>> SELECT [ID] FROM [test] WITH (NOLOCK) where [a/c/d]='a' GROUP BY
[unit #],[EFF DATE] HAVING COUNT ([unit #]) > 1 <<
Please post DDL, so that people do not have to guess what the keys,
constraints, Declarative Referential Integrity, datatypes, etc. in
your schema are.
The problem is that I get an error that [ID] needs to be in the
GROUP
BY clause or aggregate function. if I put it in there, I will get no
duplicates (because it is the identity field [sic]). <<
First of all, stop using IDENTITY as a key! That is almost certainly
how you got redundant duplicates in the first place. Read a book on
RDBMS and learn what a key is; you are imitating a sequential file in
SQL. Read a book on SQL, so your code will be closer to standard SQL,
too.
The whole point of this is to find dups. <<
SELECT MIN(id) AS "IDENTITY-caused screw up"
FROM Test
WHERE "a/c/d" = 'a'
GROUP BY "unit #", "eff date", ... -- rest of columns
HAVING COUNT ("unit #") > 1 ;
Here is how a SELECT works in SQL ... at least in theory.

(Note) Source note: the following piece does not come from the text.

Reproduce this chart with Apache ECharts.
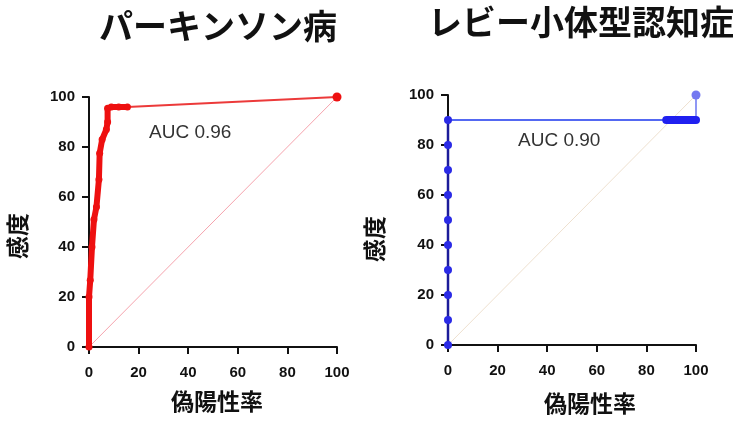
<!DOCTYPE html>
<html>
<head>
<meta charset="utf-8">
<script src="https://cdn.jsdelivr.net/npm/echarts@6/dist/echarts.min.js"></script>
<style>
  html, body { margin: 0; padding: 0; background: #fff; }
  #chart { width: 740px; height: 421px; }
</style>
</head>
<body>
<div id="chart"></div>
<script>
// パーキンソン病 ROC (偽陽性率 %, 感度 %)
const pdFpr = [0, 0, 0.5, 1.2, 2, 3, 4, 4.3, 5.3, 7, 7.5, 7.5, 9, 12, 15.5];
const pdTpr = [0, 20, 26.7, 40, 51, 56, 67, 77.5, 83, 87, 90, 95.5, 96, 96, 96];
const pdTailFpr = [15.5, 100];
const pdTailTpr = [96, 100];

// レビー小体型認知症 ROC
const dlbAxisFpr = [0, 0, 0, 0, 0, 0, 0, 0, 0, 0];
const dlbAxisTpr = [0, 10, 20, 30, 40, 50, 60, 70, 80, 90];
const dlbLineFpr = [0, 88];
const dlbLineTpr = [90, 90];
const dlbBlobFpr = [88, 90, 92, 94, 96, 98, 100];
const dlbBlobTpr = [90, 90, 90, 90, 90, 90, 90];
const dlbTopFpr = [100, 100];
const dlbTopTpr = [90, 100];

const diagonal = [[0, 0], [100, 100]];

const titles = ['パーキンソン病', 'レビー小体型認知症'];
const aucLabels = ['AUC 0.96', 'AUC 0.90'];
const xName = '偽陽性率';
const yName = '感度';

const zip = (xs, ys) => xs.map((x, i) => [x, ys[i]]);

const cjk = '"Noto Sans CJK JP", sans-serif';
const latin = '"Liberation Sans", Arial, sans-serif';

const labelStyle = { color: '#111', fontSize: 15, fontWeight: 'bold', fontFamily: latin };
const nameStyle = { fontSize: 23, fontWeight: 'bold', fill: '#111', fontFamily: cjk };

// 目盛り線は透明な splitLine と一緒に出す
const axisCommon = () => ({
  type: 'value', min: 0, max: 100, interval: 20,
  axisLine: { show: true, onZero: false, lineStyle: { color: '#111', width: 2 } },
  axisTick: { show: true, inside: false, length: 7, lineStyle: { color: '#111', width: 2 } },
  splitLine: { show: true, lineStyle: { color: 'rgba(0,0,0,0)', width: 0 } },
});

const makeX = (gridIndex) => ({
  ...axisCommon(), gridIndex,
  axisLabel: { ...labelStyle, margin: 18 },
});

const makeY = (gridIndex) => ({
  ...axisCommon(), gridIndex,
  axisLabel: { ...labelStyle, margin: 14 },
});

const chart = echarts.init(document.getElementById('chart'));

const option = {
  backgroundColor: '#fff',
  animation: false,
  title: [
    {
      text: titles[0], left: 213, top: 4, textAlign: 'center',
      textStyle: { fontSize: 34, fontWeight: 'bold', color: '#111', fontFamily: cjk },
    },
    {
      text: titles[1], left: 576, top: 0, textAlign: 'center',
      textStyle: { fontSize: 34, fontWeight: 'bold', color: '#111', fontFamily: cjk },
    },
  ],
  graphic: [
    { type: 'text', left: 149, top: 123, style: { text: aucLabels[0], fontSize: 19, fill: '#333', fontFamily: latin } },
    { type: 'text', left: 518, top: 131, style: { text: aucLabels[1], fontSize: 19, fill: '#333', fontFamily: latin } },
    // 軸名
    { type: 'text', left: 171, top: 390, style: { text: xName, ...nameStyle } },
    { type: 'text', left: 544, top: 392, style: { text: xName, ...nameStyle } },
    { type: 'text', x: 6, y: 259, rotation: Math.PI / 2, style: { text: yName, ...nameStyle } },
    { type: 'text', x: 363, y: 262, rotation: Math.PI / 2, style: { text: yName, ...nameStyle } },
  ],
  grid: [
    { left: 89, top: 97, width: 248, height: 250 },
    { left: 448, top: 95, width: 248, height: 250 },
  ],
  xAxis: [makeX(0), makeX(1)],
  yAxis: [makeY(0), makeY(1)],
  series: [
    // 参照線
    {
      type: 'line', xAxisIndex: 0, yAxisIndex: 0,
      data: diagonal, showSymbol: false,
      lineStyle: { color: '#f5a3ad', width: 1 }, z: 1,
    },
    {
      type: 'line', xAxisIndex: 1, yAxisIndex: 1,
      data: diagonal, showSymbol: false,
      lineStyle: { color: '#eee0cf', width: 1 }, z: 1,
    },
    // パーキンソン病
    {
      type: 'line', xAxisIndex: 0, yAxisIndex: 0,
      data: zip(pdFpr, pdTpr),
      symbol: 'circle', symbolSize: 7,
      itemStyle: { color: '#ee1010' },
      lineStyle: { color: '#ee1010', width: 6 }, z: 4,
    },
    {
      type: 'line', xAxisIndex: 0, yAxisIndex: 0,
      data: zip(pdTailFpr, pdTailTpr),
      symbol: 'circle',
      symbolSize: (v) => (v[0] === 100 ? 9 : 0),
      itemStyle: { color: '#ee1010' },
      lineStyle: { color: '#ec3a3a', width: 2 }, z: 3,
    },
    // レビー小体型認知症
    {
      type: 'line', xAxisIndex: 1, yAxisIndex: 1,
      data: zip(dlbLineFpr, dlbLineTpr), showSymbol: false,
      lineStyle: { color: '#5468f2', width: 2 }, z: 3,
    },
    {
      type: 'line', xAxisIndex: 1, yAxisIndex: 1,
      data: zip(dlbBlobFpr, dlbBlobTpr),
      symbol: 'circle', symbolSize: 8,
      itemStyle: { color: '#2020f0' },
      lineStyle: { color: '#2020f0', width: 8 }, z: 4,
    },
    {
      type: 'line', xAxisIndex: 1, yAxisIndex: 1,
      data: zip(dlbTopFpr, dlbTopTpr),
      symbol: 'circle',
      symbolSize: (v) => (v[1] === 100 ? 9 : 0),
      itemStyle: { color: '#7478f0' },
      lineStyle: { color: '#6a74f0', width: 1.5 }, z: 3,
    },
    {
      type: 'line', xAxisIndex: 1, yAxisIndex: 1,
      data: zip(dlbAxisFpr, dlbAxisTpr),
      symbol: 'circle', symbolSize: 8,
      itemStyle: { color: '#2a2ae6' },
      lineStyle: { color: '#1c1c9a', width: 2.5 }, z: 4,
    },
  ],
};

chart.setOption(option);
</script>
</body>
</html>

Real
products will optimize things when they can.
a) Start in the FROM clause and build a working table from all of the
joins, unions, intersections, and whatever other table constructors
are there. The table expression> AS <correlation name> option allows
you give a name to this working table which you then have to use for
the rest of the containing query.
b) Go to the WHERE clause and remove rows that do not pass criteria;
that is, that do not test to TRUE (reject UNKNOWN and FALSE). The
WHERE clause is applied to the working in the FROM clause.
c) Go to the optional GROUP BY clause, make groups and reduce each
group to a single row, replacing the original working table with the
new grouped table. The rows of a grouped table must be group
characteristics : (1) a grouping column (2) a statistic about the group
(i.e. aggregate functions) (3) a function or (4) an expression made up
of the those three items.
d) Go to the optional HAVING clause and apply it against the grouped
working table; if there was no GROUP BY clause, treat the entire table
as one group.
e) Go to the SELECT clause and construct the expressions in the list.
This means that the scalar subqueries, function calls and expressions
in the SELECT are done after all the other clauses are done. The AS
operator can give a name to expressions in the SELECT list, too.
These new names come into existence all at once, but after the WHERE
clause, GROUP BY clause and HAVING clause has been executed; you
cannot use them in the SELECT list or the WHERE clause for that
reason.
If there is a SELECT DISTINCT, then redundant duplicate rows are
removed. For purposes of defining a duplicate row, NULLs are treated
as matching (just like in the GROUP BY).
f) Nested query expressions follow the usual scoping rules you would
expect from a block structured language like C, Pascal, Algol, etc.
Namely, the innermost queries can reference columns and tables in the
queries in which they are contained.